EIP-4337's approach to implementing AA without requiring consensus layer changes makes it a pragmatic and less risky solution compared to earlier proposals like EIP-3074. While it introduces additional complexity through components like bundlers, paymasters, and a separate UserOperation memory pool, these elements exist outside the core protocol and can be iterated upon without network-wide consensus changes. As the Ethereum ecosystem continues to evolve and mature, the integration of account abstraction through EIP-4337 promises to significantly lower barriers to entry for new users while providing experienced users with powerful new tools for managing their on-chain activities. The widespread adoption of AA-enabled wallets will likely prove to be a crucial step toward Ethereum's goal of mass adoption and mainstream accessibility.

FAQ

What is EIP 4337?

EIP-4337 is an Ethereum standard for account abstraction, enabling smart contract wallets with social logins and gasless transactions. It uses UserOperations, Bundlers, EntryPoint, and Contract Accounts to enhance user experience.

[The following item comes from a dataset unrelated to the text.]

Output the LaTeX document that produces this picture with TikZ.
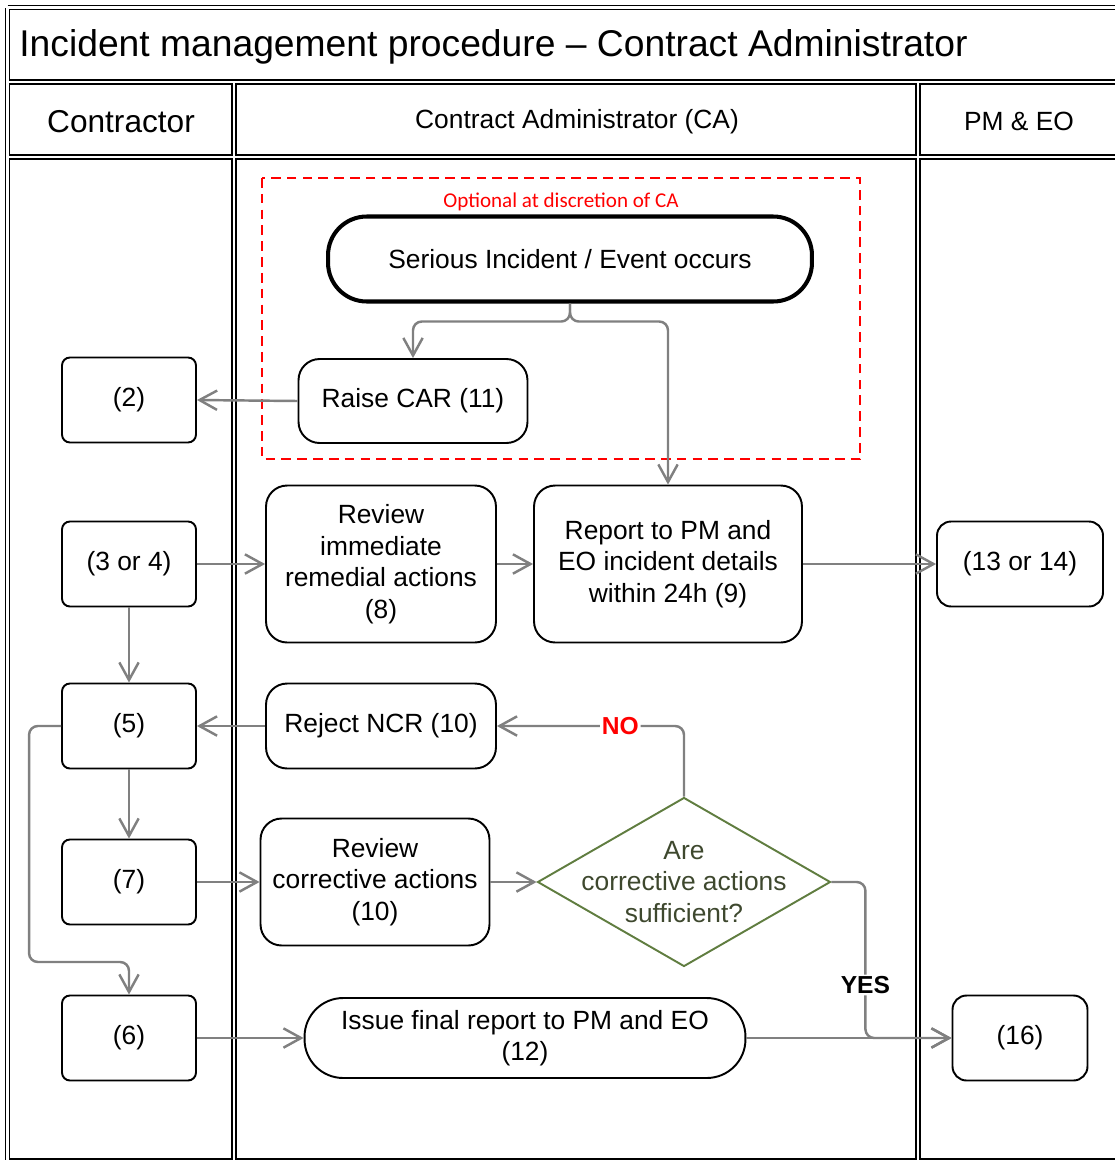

What is the difference between EIP 4337 and EIP 7702?

EIP 4337 is a toolkit for creating account abstraction features, while EIP 7702 enables using these features with existing externally owned accounts.

What is the protocol ERC-4337?

ERC-4337 is an Ethereum standard for account abstraction, enabling smart contracts to manage user accounts and transactions without relying on traditional wallet keys. It aims to improve security and usability.

Are EIP and ERC the same thing?

No, EIP and ERC are different. EIP (Ethereum Improvement Proposal) focuses on protocol changes, while ERC (Ethereum Request for Comment) defines token and smart contract standards.